Sammanfattning: During the last decades, coherent anti-Stokes Raman spectroscopy (CARS) has been an important tool in combustion research. The focus of this thesis is the improvement of the capability of the pure rotational CARS (RCARS) technique for this type of applications. The technique is used to measure temperatures and relative species concentrations in the gas phase and thermometry is performed by fitting theoretically modelled spectra to measured ones. In a first approximation, the thermometric information in the RCARS signal lies in the relative RCARS peaks intensities, reflecting the relative populations of the rotational states of the probed molecules. However, for accurate RCARS thermometry, a number of additional factors must be taken into account. The most important of these is the Raman linewidths. This parameter, which is governed by collisional energy transfer between the probed molecules and the surrounding gas, can have large impact on evaluated temperature if it is not properly included in the RCARS modelling.

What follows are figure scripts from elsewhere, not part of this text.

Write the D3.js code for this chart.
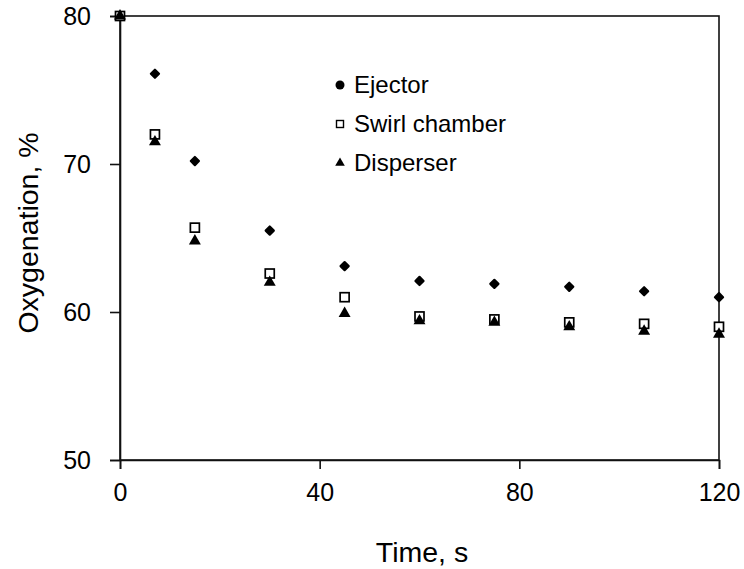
<!DOCTYPE html>
<html>
<head>
<meta charset="utf-8">
<script src="https://cdn.jsdelivr.net/npm/d3@7"></script>
<style>
  body { margin: 0; background: #fff; }
  svg text { font-family: Arial, "Liberation Sans", sans-serif; fill: #000; }
</style>
</head>
<body>
<svg id="chart" width="744" height="569"></svg>
<script>
// time points, s
const times = [0, 7, 15, 30, 45, 60, 75, 90, 105, 120];

// oxygenation, % for each device
const ejector   = [80, 76.1, 70.2, 65.5, 63.1, 62.1, 61.9, 61.7, 61.4, 61.0];
const swirl     = [80, 72.0, 65.7, 62.6, 61.0, 59.7, 59.5, 59.3, 59.2, 59.0];
const disperser = [80, 71.5, 64.8, 62.0, 59.9, 59.4, 59.3, 59.0, 58.7, 58.5];

const xTicks = [0, 40, 80, 120];
const yTicks = [50, 60, 70, 80];

const seriesNames = ["Ejector", "Swirl chamber", "Disperser"];

const svg = d3.select("#chart");

const plotLeft = 120, plotRight = 719, plotTop = 16, plotBottom = 460;

const xScale = d3.scaleLinear().domain([0, 120]).range([plotLeft, plotRight]);
const yScale = d3.scaleLinear().domain([50, 80]).range([plotBottom, plotTop]);

// plot frame (top + right border)
svg.append("rect")
    .attr("x", plotLeft)
    .attr("y", plotTop)
    .attr("width", plotRight - plotLeft)
    .attr("height", plotBottom - plotTop)
    .attr("fill", "none")
    .attr("stroke", "#111")
    .attr("stroke-width", 1.6);

// axes
const xAxis = svg.append("g")
    .attr("transform", `translate(0,${plotBottom})`)
    .call(d3.axisBottom(xScale).tickValues(xTicks).tickSize(9).tickPadding(14));

const yAxis = svg.append("g")
    .attr("transform", `translate(${plotLeft},0)`)
    .call(d3.axisLeft(yScale).tickValues(yTicks).tickSize(10).tickPadding(19));

[xAxis, yAxis].forEach(ax => {
    ax.select(".domain").attr("stroke", "#111").attr("stroke-width", 1.6);
    ax.selectAll(".tick line").attr("stroke", "#111").attr("stroke-width", 1.6);
    ax.selectAll(".tick text")
        .attr("font-size", 25)
        .attr("font-family", "Arial, 'Liberation Sans', sans-serif")
        .attr("fill", "#000");
});

// axis titles
svg.append("text")
    .attr("x", 422)
    .attr("y", 562)
    .attr("text-anchor", "middle")
    .attr("font-size", 28.5)
    .text("Time, s");

svg.append("text")
    .attr("transform", "translate(38,233) rotate(-90)")
    .attr("text-anchor", "middle")
    .attr("font-size", 28.5)
    .text("Oxygenation, %");

// markers
const diamond = d3.symbol().type(d3.symbolDiamond2).size(42);
const tri = d3.symbol().type(d3.symbolTriangle).size(62);

const points = (vals) => times.map((t, i) => ({ t, v: vals[i] }));

svg.append("g").selectAll("path")
    .data(points(ejector))
    .join("path")
    .attr("d", diamond)
    .attr("transform", d => `translate(${xScale(d.t)},${yScale(d.v)})`)
    .attr("fill", "#000")
    .attr("stroke", "#000")
    .attr("stroke-width", 2.2)
    .attr("stroke-linejoin", "round");

svg.append("g").selectAll("rect")
    .data(points(swirl))
    .join("rect")
    .attr("x", d => xScale(d.t) - 4.5)
    .attr("y", d => yScale(d.v) - 4.5)
    .attr("width", 9)
    .attr("height", 9)
    .attr("fill", "#fff")
    .attr("stroke", "#000")
    .attr("stroke-width", 1.7);

svg.append("g").selectAll("path")
    .data(points(disperser))
    .join("path")
    .attr("d", tri)
    .attr("transform", d => `translate(${xScale(d.t)},${yScale(d.v)})`)
    .attr("fill", "#000");

// legend
const legend = svg.append("g").attr("transform", "translate(340,85)");
const rowGap = 39;

legend.append("circle")
    .attr("cx", 0).attr("cy", 0).attr("r", 4.5)
    .attr("fill", "#000");
legend.append("rect")
    .attr("x", -3.5).attr("y", rowGap - 3.5)
    .attr("width", 7).attr("height", 7)
    .attr("fill", "#fff").attr("stroke", "#000").attr("stroke-width", 1.4);
legend.append("path")
    .attr("d", d3.symbol().type(d3.symbolTriangle).size(40))
    .attr("transform", `translate(0,${rowGap * 2})`)
    .attr("fill", "#000");

legend.selectAll("text")
    .data(seriesNames)
    .join("text")
    .attr("x", 14)
    .attr("y", (d, i) => i * rowGap)
    .attr("dy", "0.35em")
    .attr("font-size", 24)
    .text(d => d);
</script>
</body>
</html>
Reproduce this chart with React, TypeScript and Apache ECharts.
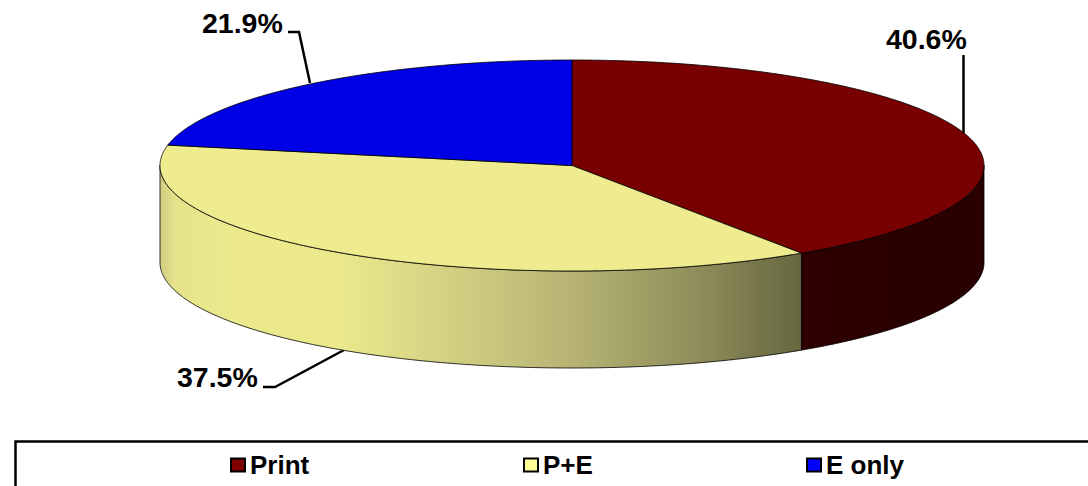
import React, { useEffect, useRef } from "react";
import * as echarts from "echarts";

const categories = ["Print", "P+E", "E only"];
const shares = [40.6, 37.5, 21.9];
const topColors = ["#780000", "#eeec8e", "#0000e6"];
const legendColors = ["#800000", "#ffff99", "#0000ff"];

const CX = 572;
const CY = 165.5;
const RX = 412;
const RY = 105.5;
const DEPTH = 97;
const FONT = '"Liberation Sans", Arial, sans-serif';
const OUTLINE = "rgba(0,0,0,0.8)";

const rimPoint = (deg: number, dy = 0): number[] => {
  const r = (deg * Math.PI) / 180;
  return [CX + RX * Math.sin(r), CY - RY * Math.cos(r) + dy];
};

const arcPoints = (from: number, to: number, dy = 0): number[][] => {
  const n = Math.max(2, Math.ceil(Math.abs(to - from) * 2));
  const pts: number[][] = [];
  for (let k = 0; k <= n; k++) pts.push(rimPoint(from + ((to - from) * k) / n, dy));
  return pts;
};

const wallFills: any[] = [
  new echarts.graphic.LinearGradient(0, 0, 1, 0, [
    { offset: 0, color: "#2e0000" },
    { offset: 1, color: "#280000" },
  ]),
  new echarts.graphic.LinearGradient(0, 0, 1, 0, [
    { offset: 0, color: "#cfcd82" },
    { offset: 0.025, color: "#e6e48b" },
    { offset: 0.12, color: "#ecea8d" },
    { offset: 0.28, color: "#ebe98c" },
    { offset: 0.43, color: "#d6d384" },
    { offset: 0.62, color: "#bab776" },
    { offset: 0.84, color: "#8f8d5a" },
    { offset: 1, color: "#666640" },
  ]),
  "#00006a",
];

const sliceSeries = (index: number) => ({
  type: "custom",
  name: categories[index],
  coordinateSystem: "none",
  silent: true,
  data: [[shares[index]]],
  renderItem: (_params: any, api: any) => {
    const total = shares.reduce((a, b) => a + b, 0);
    const before = shares.slice(0, index).reduce((a, b) => a + b, 0);
    const start = (before / total) * 360;
    const end = start + (api.value(0) / total) * 360;
    const children: any[] = [];
    const wallFrom = Math.max(start, 90);
    const wallTo = Math.min(end, 270);
    if (wallTo > wallFrom) {
      children.push({
        type: "polygon",
        shape: {
          points: [
            ...arcPoints(wallFrom, wallTo),
            ...arcPoints(wallTo, wallFrom, DEPTH),
          ],
        },
        style: { fill: wallFills[index], stroke: OUTLINE, lineWidth: 1 },
      });
    }
    children.push({
      type: "polygon",
      shape: { points: [[CX, CY], ...arcPoints(start, end)] },
      style: { fill: topColors[index], stroke: OUTLINE, lineWidth: 1 },
    });
    return { type: "group", children };
  },
});

const percentText = (v: number) => `${v.toFixed(1)}%`;

const valueLabel = (text: string, x: number, y: number) => ({
  type: "text",
  x,
  y,
  style: {
    text,
    fill: "#000",
    font: `bold 28.5px ${FONT}`,
    textAlign: "left",
    textVerticalAlign: "middle",
  },
});

const leader = (points: number[][]) => ({
  type: "polyline",
  shape: { points },
  style: { stroke: "#000", lineWidth: 2.5, fill: "none" },
});

const legendAt = (index: number, left: number) => ({
  show: true,
  left,
  top: 452,
  padding: 0,
  itemWidth: 14,
  itemHeight: 13,
  selectedMode: false,
  data: [
    {
      name: categories[index],
      icon: "rect",
      itemStyle: {
        color: legendColors[index],
        borderColor: "#000",
        borderWidth: 2,
      },
    },
  ],
  textStyle: {
    color: "#000",
    fontFamily: FONT,
    fontWeight: "bold",
    fontSize: 26,
  },
});

export default function App() {
  const ref = useRef<HTMLDivElement>(null);
  useEffect(() => {
    document.body.style.margin = "0";
    document.body.style.overflow = "hidden";
    const chart = echarts.init(ref.current!, null, { renderer: "svg" });
    chart.setOption({
      animation: false,
      backgroundColor: "#fff",
      legend: [legendAt(0, 230), legendAt(1, 523), legendAt(2, 806)],
      series: categories.map((_, i) => sliceSeries(i)),
      graphic: [
        valueLabel(percentText(shares[2]), 202, 23),
        leader([[288, 32], [299, 32], [310, 83]]),
        valueLabel(percentText(shares[0]), 886, 39),
        leader([[963.5, 55], [963.5, 135]]),
        valueLabel(percentText(shares[1]), 177, 377),
        leader([[263, 387], [275, 387], [344, 350]]),
        {
          type: "polyline",
          shape: { points: [[15.5, 486], [15.5, 441.5], [1088, 441.5]] },
          style: { stroke: "#000", lineWidth: 2.5, fill: "none" },
        },
      ],
    });
    return () => chart.dispose();
  }, []);
  return <div ref={ref} style={{ width: 1088, height: 486 }} />;
}
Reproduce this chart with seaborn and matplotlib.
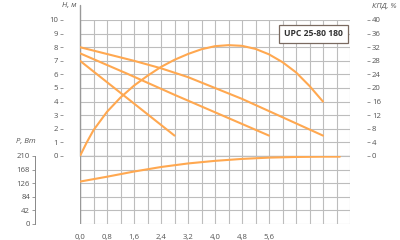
import numpy as np
import pandas as pd
import matplotlib
matplotlib.use("Agg")
import matplotlib.pyplot as plt
import seaborn as sns

# ---- data ----
flow_a = [0.0, 0.8, 1.6, 2.4, 3.2, 4.0, 4.8, 5.6, 6.4, 7.2]
head_a = [8.0, 7.5, 7.0, 6.45, 5.8, 5.0, 4.2, 3.3, 2.4, 1.5]

flow_b = [0.0, 1.4, 2.8, 4.2, 5.6]
head_b = [7.55, 6.05, 4.5, 3.0, 1.5]

flow_c = [0.0, 1.4, 2.8]
head_c = [7.0, 4.25, 1.5]

flow_eff = [0.0, 0.2, 0.4, 0.8, 1.2, 1.6, 2.0, 2.4, 2.8, 3.2, 3.6, 4.0, 4.4,
            4.8, 5.2, 5.6, 6.0, 6.4, 6.8, 7.2]
eff_pct = [0.0, 4.0, 7.6, 13.0, 17.2, 20.7, 23.6, 26.2, 28.3, 30.0, 31.4, 32.3,
           32.6, 32.4, 31.5, 29.9, 27.6, 24.6, 20.6, 16.0]

flow_pow = [0.0, 0.8, 1.6, 2.4, 3.2, 4.0, 4.8, 5.6, 6.4, 7.2, 7.7]
power_w = [131, 146, 162, 176, 187, 195, 201, 205, 207, 208, 208]

x_ticks = [0.0, 0.4, 0.8, 1.2, 1.6, 2.0, 2.4, 2.8, 3.2, 3.6, 4.0, 4.4, 4.8,
           5.2, 5.6, 6.0, 6.4, 6.8, 7.2, 7.6, 8.0]
x_labels = ["0,0", "", "0,8", "", "1,6", "", "2,4", "", "3,2", "", "4,0", "",
            "4,8", "", "5,6", "", "", "", "", "", ""]
h_ticks = [0, 1, 2, 3, 4, 5, 6, 7, 8, 9, 10]
eff_ticks = [0, 4, 8, 12, 16, 20, 24, 28, 32, 36, 40]
p_ticks = [0, 42, 84, 126, 168, 210]
title = "UPC 25-80 180"

# ---- style ----
sns.set_theme(style="white")
plt.rcParams["font.family"] = ["Open Sans", "DejaVu Sans"]

ORANGE = "#FFA850"
GRID = "#bdbdbd"
TXT = "#555555"
FS = 5.6
PT = 72 / 100  # points per pixel

W, H = 400, 240
fig = plt.figure(figsize=(4, 2.4), dpi=100)


def fx(px):
    return px / W


def fy(py):
    return 1 - py / H


ax = fig.add_axes([fx(80), fy(156), fx(350) - fx(80), fy(20) - fy(156)])
axp = fig.add_axes([fx(80), fy(224), fx(350) - fx(80), fy(156) - fy(224)], sharex=ax)
axr = ax.twinx()

for a in (ax, axp, axr):
    a.set_facecolor("none")
    for s in a.spines.values():
        s.set_visible(False)

# grid
for a in (ax, axp):
    a.set_xticks(x_ticks)
    a.grid(True, color=GRID, linewidth=0.8)
    a.set_axisbelow(True)
ax.set_xlim(0, 8.0)
ax.set_ylim(0, 10)
ax.set_yticks(h_ticks)
axp.set_ylim(0, 210)
axp.set_yticks(p_ticks)
axr.set_ylim(0, 40)
axr.set_yticks(eff_ticks)
axr.grid(False)

tick_kw = dict(length=3 * PT, width=0.6, color="#888888", labelsize=FS,
               labelcolor=TXT, pad=2 * PT)

# upper-left ticks: offset, invisible spine
ax.spines["left"].set_position(("outward", 17 * PT))
ax.tick_params(axis="y", left=True, **tick_kw)
ax.tick_params(axis="x", bottom=False, labelbottom=False)

axr.spines["right"].set_position(("outward", 17 * PT))
axr.tick_params(axis="y", right=True, **tick_kw)

axp.spines["left"].set_visible(True)
axp.spines["left"].set_position(("outward", 45 * PT))
axp.spines["left"].set_color("#888888")
axp.spines["left"].set_linewidth(0.7)
axp.tick_params(axis="y", left=True, **tick_kw)
axp.set_xticklabels(x_labels)
axp.tick_params(axis="x", bottom=False, labelsize=FS, labelcolor=TXT, pad=2 * PT)

# main vertical axis line at x = 0
ax.axvline(0, ymin=0, ymax=(156 - 5) / 136, color="#999999", lw=1.0, clip_on=False, zorder=1)
axp.axvline(0, color="#999999", lw=1.0, zorder=1)
ax.axhline(0, color="#999999", lw=0.9, zorder=1)

# curves
lw = 1.5
sns.lineplot(x=flow_a, y=head_a, ax=ax, color=ORANGE, lw=lw, estimator=None)
sns.lineplot(x=flow_b, y=head_b, ax=ax, color=ORANGE, lw=lw, estimator=None)
sns.lineplot(x=flow_c, y=head_c, ax=ax, color=ORANGE, lw=lw, estimator=None)
sns.lineplot(x=flow_eff, y=eff_pct, ax=axr, color=ORANGE, lw=lw, estimator=None)
sns.lineplot(x=flow_pow, y=power_w, ax=axp, color=ORANGE, lw=lw, estimator=None)
for a in (ax, axp, axr):
    a.set_xlabel("")
    a.set_ylabel("")
ax.set_xlim(0, 8.0)

# title box
ax.text((313.5 - 80) / 270, (156 - 34) / 136, title, transform=ax.transAxes,
        ha="center", va="center", fontsize=6.2, fontweight="bold", color="#333333",
        bbox=dict(boxstyle="square,pad=0.55", fc="white", ec="#7a6a60", lw=0.9))

# axis titles
fig.text(fx(69), fy(6), "Н, м", ha="center", va="center", fontsize=FS,
         style="italic", color=TXT)
fig.text(fx(384), fy(6), "КПД, %", ha="center", va="center", fontsize=FS,
         style="italic", color=TXT)
fig.text(fx(26), fy(142), "Р, Вт", ha="center", va="center", fontsize=FS,
         style="italic", color=TXT)

fig.savefig("out.png", dpi=100)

Therefore, for many of the articles on which this thesis is based, much effort has been made to investigate the thermometric impact of the Raman linewidths. There are also a number of works based on reporting Raman linewidths and developing a new method of measuring them. The RCARS technique can also be sensitive to different kinds of spectral interference, either in the form of scattered light from the laser sources used to generate the RCARS signal, or from unwanted contributions to the coherent RCARS signal itself. For several of the included papers, the application of polarization techniques was used to reduce this type of interference. This enabled more accurate thermometry and in some cases detection of the resonant signal was entirely dependent on this technique. The application of the RCARS technique in the papers included in this thesis has mainly been flame measurements. Both laminar and turbulent flames have been studied in collaborations with other experimental research groups and theoretical modelling groups. Spatial temperature scans in two dimensions have been performed in turbulent flames and the RCARS evaluations have been used to improve large eddy simulations of turbulent flames. RCARS measurements have also been performed in a heavily sooting flame in order to characterize how the laser induced incandescence (LII) technique influences the flame during measurement.